» **Exercise task**: Transcribe the full listing exactly, and drop every picture.
::: Provided data :::
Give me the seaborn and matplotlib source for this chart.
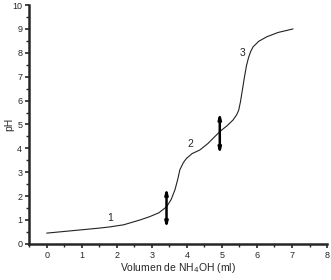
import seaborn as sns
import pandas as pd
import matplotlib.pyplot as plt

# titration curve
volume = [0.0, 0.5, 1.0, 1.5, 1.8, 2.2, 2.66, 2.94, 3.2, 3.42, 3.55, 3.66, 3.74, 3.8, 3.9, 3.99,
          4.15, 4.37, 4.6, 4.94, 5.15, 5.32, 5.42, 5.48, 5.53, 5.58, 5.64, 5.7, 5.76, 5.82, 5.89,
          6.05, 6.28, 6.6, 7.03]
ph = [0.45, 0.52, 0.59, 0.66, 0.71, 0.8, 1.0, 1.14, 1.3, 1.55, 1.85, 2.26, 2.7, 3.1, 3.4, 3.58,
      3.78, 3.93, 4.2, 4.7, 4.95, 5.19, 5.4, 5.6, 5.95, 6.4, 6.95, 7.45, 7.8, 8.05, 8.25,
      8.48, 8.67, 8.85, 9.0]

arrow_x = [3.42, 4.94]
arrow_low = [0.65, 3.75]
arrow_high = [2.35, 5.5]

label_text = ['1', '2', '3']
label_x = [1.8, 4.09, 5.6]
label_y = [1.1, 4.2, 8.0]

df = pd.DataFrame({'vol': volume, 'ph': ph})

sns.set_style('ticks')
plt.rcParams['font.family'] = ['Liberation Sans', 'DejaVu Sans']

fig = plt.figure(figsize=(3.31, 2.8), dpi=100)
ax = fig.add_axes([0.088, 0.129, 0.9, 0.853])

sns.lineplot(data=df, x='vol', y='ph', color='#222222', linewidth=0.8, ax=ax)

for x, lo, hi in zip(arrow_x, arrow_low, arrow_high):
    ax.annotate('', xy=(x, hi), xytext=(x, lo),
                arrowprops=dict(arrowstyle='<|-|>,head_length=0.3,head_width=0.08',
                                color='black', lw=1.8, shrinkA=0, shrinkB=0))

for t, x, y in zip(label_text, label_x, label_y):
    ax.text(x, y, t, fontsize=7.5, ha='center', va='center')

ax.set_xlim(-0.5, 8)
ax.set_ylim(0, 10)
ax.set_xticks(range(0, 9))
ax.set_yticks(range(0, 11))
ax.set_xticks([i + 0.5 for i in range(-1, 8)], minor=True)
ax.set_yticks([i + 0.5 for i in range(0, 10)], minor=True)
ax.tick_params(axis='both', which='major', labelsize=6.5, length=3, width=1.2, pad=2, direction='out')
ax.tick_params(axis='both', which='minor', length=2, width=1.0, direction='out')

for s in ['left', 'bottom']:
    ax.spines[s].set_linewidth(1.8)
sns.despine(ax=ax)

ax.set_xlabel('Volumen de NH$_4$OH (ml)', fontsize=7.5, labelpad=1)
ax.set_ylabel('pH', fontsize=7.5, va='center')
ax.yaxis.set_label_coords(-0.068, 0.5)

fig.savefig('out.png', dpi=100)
:::
» **Exercise output**:
Give me the seaborn and matplotlib source for this chart.
import seaborn as sns
import pandas as pd
import matplotlib.pyplot as plt

# titration curve
volume = [0.0, 0.5, 1.0, 1.5, 1.8, 2.2, 2.66, 2.94, 3.2, 3.42, 3.55, 3.66, 3.74, 3.8, 3.9, 3.99,
          4.15, 4.37, 4.6, 4.94, 5.15, 5.32, 5.42, 5.48, 5.53, 5.58, 5.64, 5.7, 5.76, 5.82, 5.89,
          6.05, 6.28, 6.6, 7.03]
ph = [0.45, 0.52, 0.59, 0.66, 0.71, 0.8, 1.0, 1.14, 1.3, 1.55, 1.85, 2.26, 2.7, 3.1, 3.4, 3.58,
      3.78, 3.93, 4.2, 4.7, 4.95, 5.19, 5.4, 5.6, 5.95, 6.4, 6.95, 7.45, 7.8, 8.05, 8.25,
      8.48, 8.67, 8.85, 9.0]

arrow_x = [3.42, 4.94]
arrow_low = [0.65, 3.75]
arrow_high = [2.35, 5.5]

label_text = ['1', '2', '3']
label_x = [1.8, 4.09, 5.6]
label_y = [1.1, 4.2, 8.0]

df = pd.DataFrame({'vol': volume, 'ph': ph})

sns.set_style('ticks')
plt.rcParams['font.family'] = ['Liberation Sans', 'DejaVu Sans']

fig = plt.figure(figsize=(3.31, 2.8), dpi=100)
ax = fig.add_axes([0.088, 0.129, 0.9, 0.853])

sns.lineplot(data=df, x='vol', y='ph', color='#222222', linewidth=0.8, ax=ax)

for x, lo, hi in zip(arrow_x, arrow_low, arrow_high):
    ax.annotate('', xy=(x, hi), xytext=(x, lo),
                arrowprops=dict(arrowstyle='<|-|>,head_length=0.3,head_width=0.08',
                                color='black', lw=1.8, shrinkA=0, shrinkB=0))

for t, x, y in zip(label_text, label_x, label_y):
    ax.text(x, y, t, fontsize=7.5, ha='center', va='center')

ax.set_xlim(-0.5, 8)
ax.set_ylim(0, 10)
ax.set_xticks(range(0, 9))
ax.set_yticks(range(0, 11))
ax.set_xticks([i + 0.5 for i in range(-1, 8)], minor=True)
ax.set_yticks([i + 0.5 for i in range(0, 10)], minor=True)
ax.tick_params(axis='both', which='major', labelsize=6.5, length=3, width=1.2, pad=2, direction='out')
ax.tick_params(axis='both', which='minor', length=2, width=1.0, direction='out')

for s in ['left', 'bottom']:
    ax.spines[s].set_linewidth(1.8)
sns.despine(ax=ax)

ax.set_xlabel('Volumen de NH$_4$OH (ml)', fontsize=7.5, labelpad=1)
ax.set_ylabel('pH', fontsize=7.5, va='center')
ax.yaxis.set_label_coords(-0.068, 0.5)

fig.savefig('out.png', dpi=100)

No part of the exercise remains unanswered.